Exercise: Find how many lines in the material hold the word "code", then state that number and nothing more.

═════ Rows ═════

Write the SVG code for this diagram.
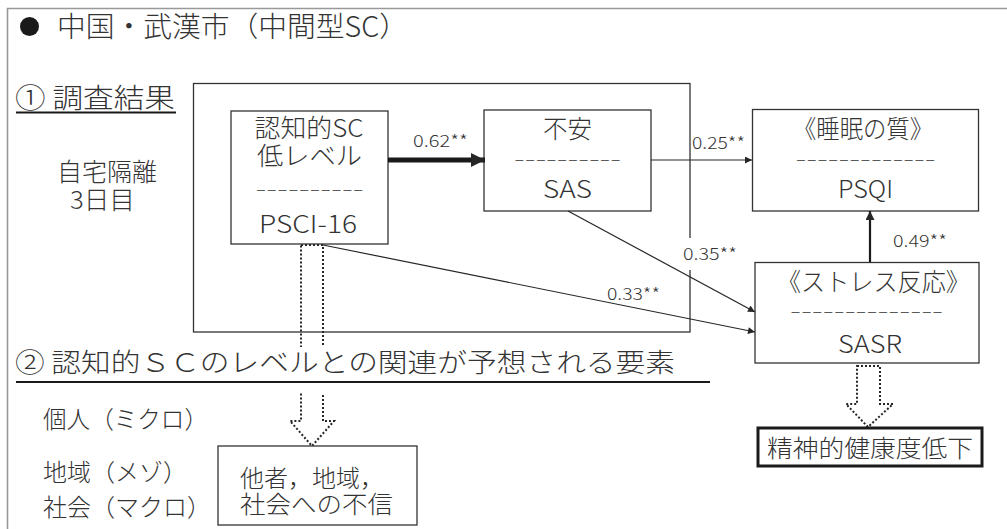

═════
═════ Rows ═════

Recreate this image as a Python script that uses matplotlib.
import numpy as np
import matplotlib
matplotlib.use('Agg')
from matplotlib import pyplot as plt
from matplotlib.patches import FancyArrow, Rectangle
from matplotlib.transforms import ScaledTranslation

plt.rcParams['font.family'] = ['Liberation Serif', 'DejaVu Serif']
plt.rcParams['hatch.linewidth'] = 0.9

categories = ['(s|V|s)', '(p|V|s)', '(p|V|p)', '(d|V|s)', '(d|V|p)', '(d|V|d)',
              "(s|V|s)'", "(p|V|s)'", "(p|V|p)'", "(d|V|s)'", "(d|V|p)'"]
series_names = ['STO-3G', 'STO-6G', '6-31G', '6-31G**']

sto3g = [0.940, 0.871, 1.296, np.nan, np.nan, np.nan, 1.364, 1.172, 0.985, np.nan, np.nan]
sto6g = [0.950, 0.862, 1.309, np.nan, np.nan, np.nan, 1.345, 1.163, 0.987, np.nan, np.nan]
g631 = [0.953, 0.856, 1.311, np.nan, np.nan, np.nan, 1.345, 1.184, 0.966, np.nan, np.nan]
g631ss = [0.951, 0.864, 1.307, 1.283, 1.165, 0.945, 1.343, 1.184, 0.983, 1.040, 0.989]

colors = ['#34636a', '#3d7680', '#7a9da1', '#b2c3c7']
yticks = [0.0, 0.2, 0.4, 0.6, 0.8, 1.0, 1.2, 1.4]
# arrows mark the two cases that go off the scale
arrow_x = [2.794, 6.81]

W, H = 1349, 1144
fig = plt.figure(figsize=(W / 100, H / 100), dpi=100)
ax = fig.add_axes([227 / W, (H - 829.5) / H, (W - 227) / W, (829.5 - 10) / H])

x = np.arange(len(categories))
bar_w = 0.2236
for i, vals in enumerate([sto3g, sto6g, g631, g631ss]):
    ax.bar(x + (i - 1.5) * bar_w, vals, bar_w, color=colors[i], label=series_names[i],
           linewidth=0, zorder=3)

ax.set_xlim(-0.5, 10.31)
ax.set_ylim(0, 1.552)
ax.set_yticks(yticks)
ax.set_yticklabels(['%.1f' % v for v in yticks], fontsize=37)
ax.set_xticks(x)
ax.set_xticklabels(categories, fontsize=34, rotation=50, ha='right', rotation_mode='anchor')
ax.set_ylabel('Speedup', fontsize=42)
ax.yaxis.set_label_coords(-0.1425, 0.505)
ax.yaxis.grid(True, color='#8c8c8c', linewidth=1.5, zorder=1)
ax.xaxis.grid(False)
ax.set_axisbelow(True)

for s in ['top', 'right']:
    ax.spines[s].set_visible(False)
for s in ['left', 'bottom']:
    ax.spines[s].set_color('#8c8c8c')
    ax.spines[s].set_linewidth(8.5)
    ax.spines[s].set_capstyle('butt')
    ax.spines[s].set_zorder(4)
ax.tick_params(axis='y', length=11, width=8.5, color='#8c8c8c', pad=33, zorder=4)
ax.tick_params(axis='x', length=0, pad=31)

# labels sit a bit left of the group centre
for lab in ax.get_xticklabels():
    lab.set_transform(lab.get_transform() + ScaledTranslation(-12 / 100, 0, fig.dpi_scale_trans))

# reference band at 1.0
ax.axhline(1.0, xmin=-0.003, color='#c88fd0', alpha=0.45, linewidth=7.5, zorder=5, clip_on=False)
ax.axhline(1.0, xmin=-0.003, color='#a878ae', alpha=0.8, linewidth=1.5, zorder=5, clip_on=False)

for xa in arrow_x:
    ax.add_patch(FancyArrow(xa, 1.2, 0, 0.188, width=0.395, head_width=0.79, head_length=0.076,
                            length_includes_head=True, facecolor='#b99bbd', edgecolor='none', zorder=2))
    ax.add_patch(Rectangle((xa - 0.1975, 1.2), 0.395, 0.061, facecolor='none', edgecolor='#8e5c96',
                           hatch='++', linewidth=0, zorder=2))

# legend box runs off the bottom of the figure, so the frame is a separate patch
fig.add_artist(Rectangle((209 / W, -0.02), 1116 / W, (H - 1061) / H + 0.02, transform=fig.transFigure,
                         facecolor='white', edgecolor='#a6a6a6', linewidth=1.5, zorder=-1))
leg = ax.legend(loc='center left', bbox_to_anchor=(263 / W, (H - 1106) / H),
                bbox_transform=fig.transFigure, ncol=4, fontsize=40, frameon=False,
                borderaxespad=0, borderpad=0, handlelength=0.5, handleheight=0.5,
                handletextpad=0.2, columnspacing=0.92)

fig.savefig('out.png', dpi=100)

═════
═════ Rows ═════

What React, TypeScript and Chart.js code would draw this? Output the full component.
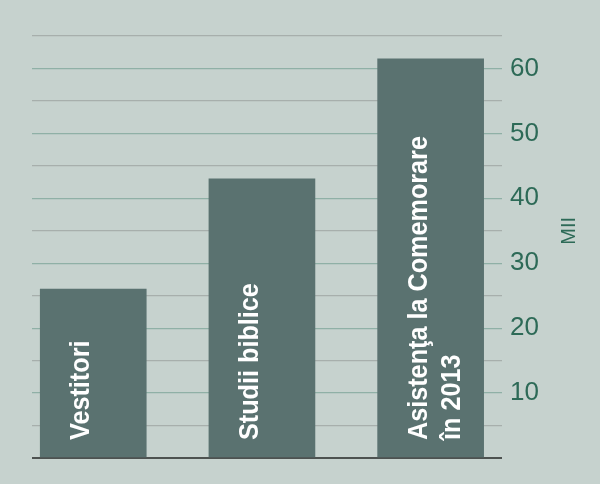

═════

Result of this task: 2